>> start

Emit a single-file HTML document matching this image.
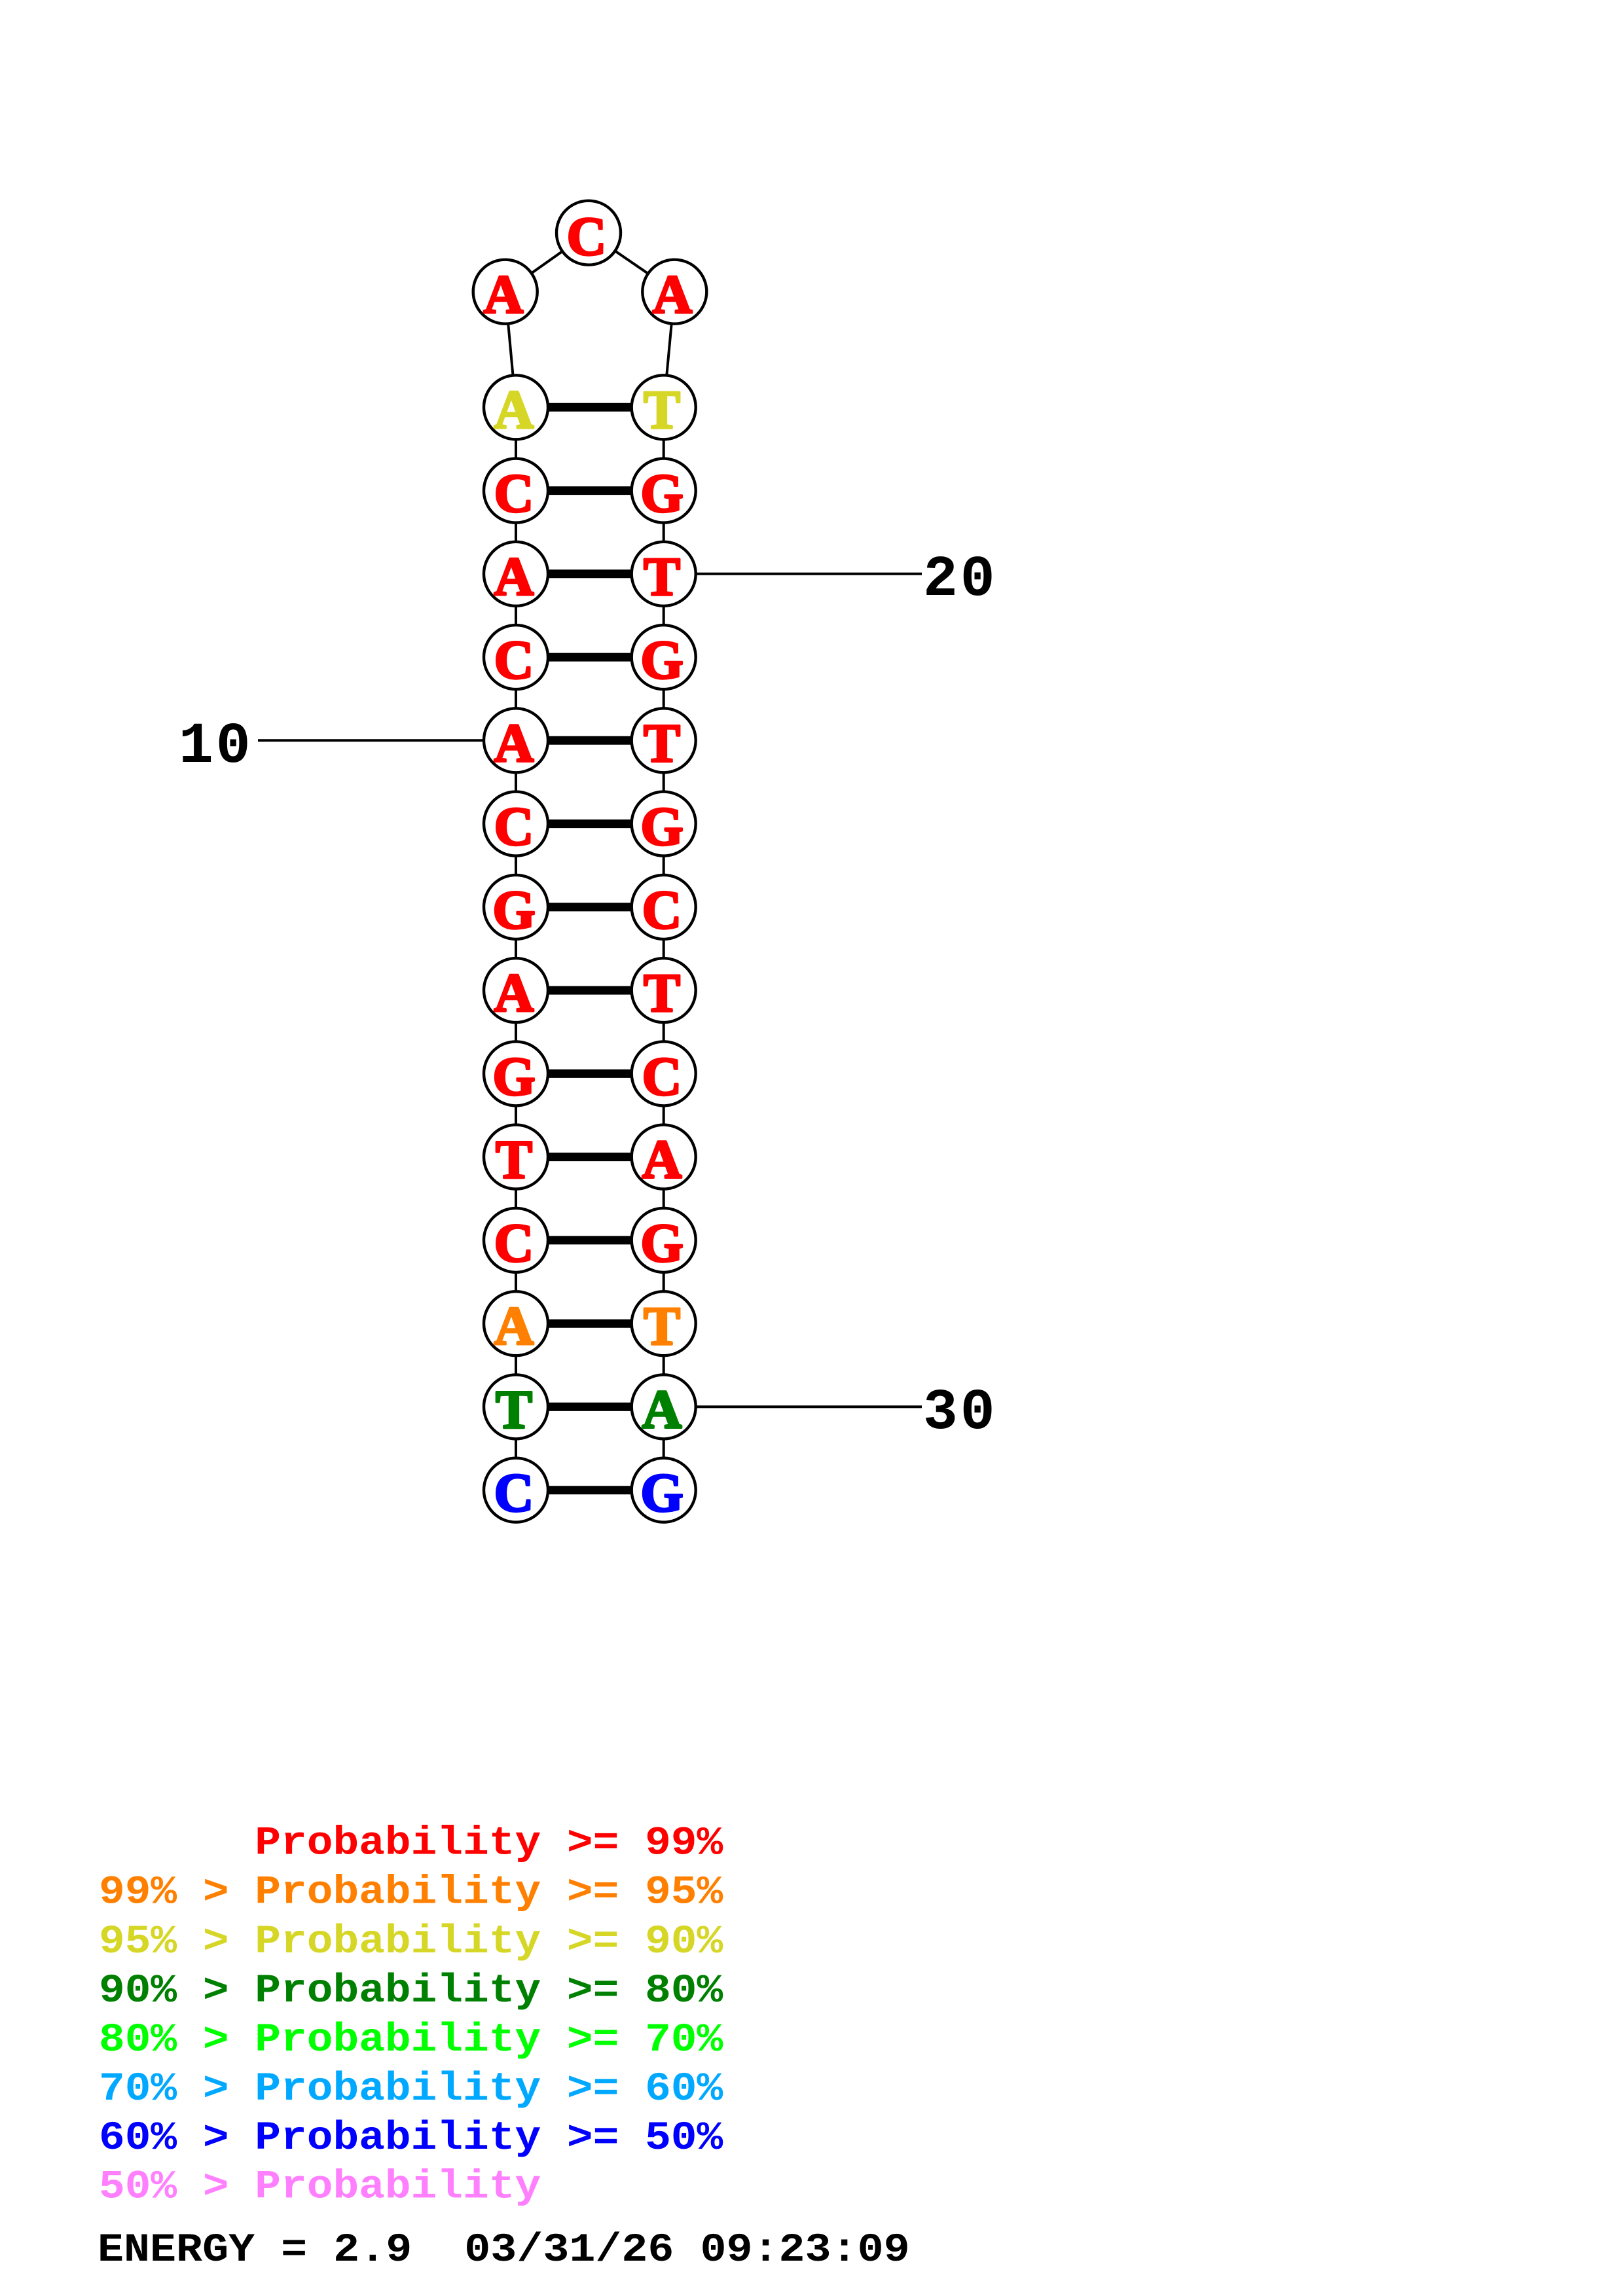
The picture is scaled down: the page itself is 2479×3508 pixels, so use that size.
<!DOCTYPE html>
<html><head><meta charset="utf-8"><style>
html,body{margin:0;padding:0;background:#fff}
svg{display:block}
.n{font-family:"Liberation Serif",serif;font-weight:bold;font-size:84px;text-anchor:middle;stroke-width:3.4px;stroke-linejoin:round}
.l{font-family:"Liberation Mono",monospace;font-weight:bold;font-size:66.2px;white-space:pre}
.e{font-size:66.7px}
.m{font-family:"Liberation Mono",monospace;font-weight:bold;font-size:88px;letter-spacing:4px;fill:#000}
.r{fill:#f00;stroke:#f00}.o{fill:#ff8000;stroke:#ff8000}.y{fill:#d6d626;stroke:#d6d626}.g{fill:#008000;stroke:#008000}.b{fill:#00f;stroke:#00f}
</style></head><body>
<svg xmlns="http://www.w3.org/2000/svg" width="2479" height="3508" viewBox="0 0 2479 3508">
<rect width="2479" height="3508" fill="#fff"/>
<g stroke="#000" stroke-width="4" fill="none">
<path d="M788 622.3V2276.7M1013.7 622.3V2276.7M788 622.3L771.7 445.7L899 355.7L1030.3 445.7L1013.7 622.3"/>
<path d="M394 1131.3H788M1013.7 876.8H1408M1013.7 2149.4H1408"/>
</g>
<g stroke="#000" stroke-width="13">
<path d="M788 622.3H1013.7M788 749.6H1013.7M788 876.8H1013.7M788 1004.1H1013.7M788 1131.3H1013.7M788 1258.6H1013.7M788 1385.9H1013.7M788 1513.1H1013.7M788 1640.4H1013.7M788 1767.6H1013.7M788 1894.9H1013.7M788 2022.2H1013.7M788 2149.4H1013.7M788 2276.7H1013.7"/>
</g>
<g fill="#fff" stroke="#000" stroke-width="4.4">
<circle cx="899" cy="355.7" r="49"/><circle cx="771.7" cy="445.7" r="49"/><circle cx="1030.3" cy="445.7" r="49"/>
<circle cx="788" cy="622.3" r="49"/><circle cx="1013.7" cy="622.3" r="49"/>
<circle cx="788" cy="749.6" r="49"/><circle cx="1013.7" cy="749.6" r="49"/>
<circle cx="788" cy="876.8" r="49"/><circle cx="1013.7" cy="876.8" r="49"/>
<circle cx="788" cy="1004.1" r="49"/><circle cx="1013.7" cy="1004.1" r="49"/>
<circle cx="788" cy="1131.3" r="49"/><circle cx="1013.7" cy="1131.3" r="49"/>
<circle cx="788" cy="1258.6" r="49"/><circle cx="1013.7" cy="1258.6" r="49"/>
<circle cx="788" cy="1385.9" r="49"/><circle cx="1013.7" cy="1385.9" r="49"/>
<circle cx="788" cy="1513.1" r="49"/><circle cx="1013.7" cy="1513.1" r="49"/>
<circle cx="788" cy="1640.4" r="49"/><circle cx="1013.7" cy="1640.4" r="49"/>
<circle cx="788" cy="1767.6" r="49"/><circle cx="1013.7" cy="1767.6" r="49"/>
<circle cx="788" cy="1894.9" r="49"/><circle cx="1013.7" cy="1894.9" r="49"/>
<circle cx="788" cy="2022.2" r="49"/><circle cx="1013.7" cy="2022.2" r="49"/>
<circle cx="788" cy="2149.4" r="49"/><circle cx="1013.7" cy="2149.4" r="49"/>
<circle cx="788" cy="2276.7" r="49"/><circle cx="1013.7" cy="2276.7" r="49"/>
</g>
<g class="n">
<text class="n r" x="896" y="389">C</text><text class="n r" x="769" y="478">A</text><text class="n r" x="1027" y="478">A</text>
<text class="n y" x="785" y="654">A</text><text class="n y" x="1011" y="654">T</text>
<text class="n r" x="785" y="781.6">C</text><text class="n r" x="1011" y="781.6">G</text>
<text class="n r" x="785" y="908.8">A</text><text class="n r" x="1011" y="908.8">T</text>
<text class="n r" x="785" y="1036.1">C</text><text class="n r" x="1011" y="1036.1">G</text>
<text class="n r" x="785" y="1163.3">A</text><text class="n r" x="1011" y="1163.3">T</text>
<text class="n r" x="785" y="1290.6">C</text><text class="n r" x="1011" y="1290.6">G</text>
<text class="n r" x="785" y="1417.9">G</text><text class="n r" x="1011" y="1417.9">C</text>
<text class="n r" x="785" y="1545.1">A</text><text class="n r" x="1011" y="1545.1">T</text>
<text class="n r" x="785" y="1672.4">G</text><text class="n r" x="1011" y="1672.4">C</text>
<text class="n r" x="785" y="1799.6">T</text><text class="n r" x="1011" y="1799.6">A</text>
<text class="n r" x="785" y="1926.9">C</text><text class="n r" x="1011" y="1926.9">G</text>
<text class="n o" x="785" y="2054.2">A</text><text class="n o" x="1011" y="2054.2">T</text>
<text class="n g" x="785" y="2181.4">T</text><text class="n g" x="1011" y="2181.4">A</text>
<text class="n b" x="785" y="2308.7">C</text><text class="n b" x="1011" y="2308.7">G</text>
</g>
<text class="m" x="273" y="1164">10</text>
<text class="m" x="1410" y="909">20</text>
<text class="m" x="1410" y="2182">30</text>
<text class="l" transform="translate(151 2832.7) scale(1 .92)" fill="#ff0000">      Probability &gt;= 99%</text>
<text class="l" transform="translate(151 2907.7) scale(1 .92)" fill="#ff8000">99% &gt; Probability &gt;= 95%</text>
<text class="l" transform="translate(151 2982.8) scale(1 .92)" fill="#d6d626">95% &gt; Probability &gt;= 90%</text>
<text class="l" transform="translate(151 3057.8) scale(1 .92)" fill="#008000">90% &gt; Probability &gt;= 80%</text>
<text class="l" transform="translate(151 3132.8) scale(1 .92)" fill="#00ff00">80% &gt; Probability &gt;= 70%</text>
<text class="l" transform="translate(151 3207.9) scale(1 .92)" fill="#00a8ff">70% &gt; Probability &gt;= 60%</text>
<text class="l" transform="translate(151 3282.9) scale(1 .92)" fill="#0000ff">60% &gt; Probability &gt;= 50%</text>
<text class="l" transform="translate(151 3357.7) scale(1 .92)" fill="#ff80ff">50% &gt; Probability</text>
<text class="l e" transform="translate(149 3454) scale(1 .92)" fill="#000">ENERGY = 2.9  03/31/26 09:23:09</text>
</svg>
</body></html>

>> end

### Instruction:
Pull out and copy each line containing the string "size".

### Solution to this task:
The picture is scaled down: the page itself is 2479×3508 pixels, so use that size.
.n{font-family:"Liberation Serif",serif;font-weight:bold;font-size:84px;text-anchor:middle;stroke-width:3.4px;stroke-linejoin:round}
.l{font-family:"Liberation Mono",monospace;font-weight:bold;font-size:66.2px;white-space:pre}
.e{font-size:66.7px}
.m{font-family:"Liberation Mono",monospace;font-weight:bold;font-size:88px;letter-spacing:4px;fill:#000}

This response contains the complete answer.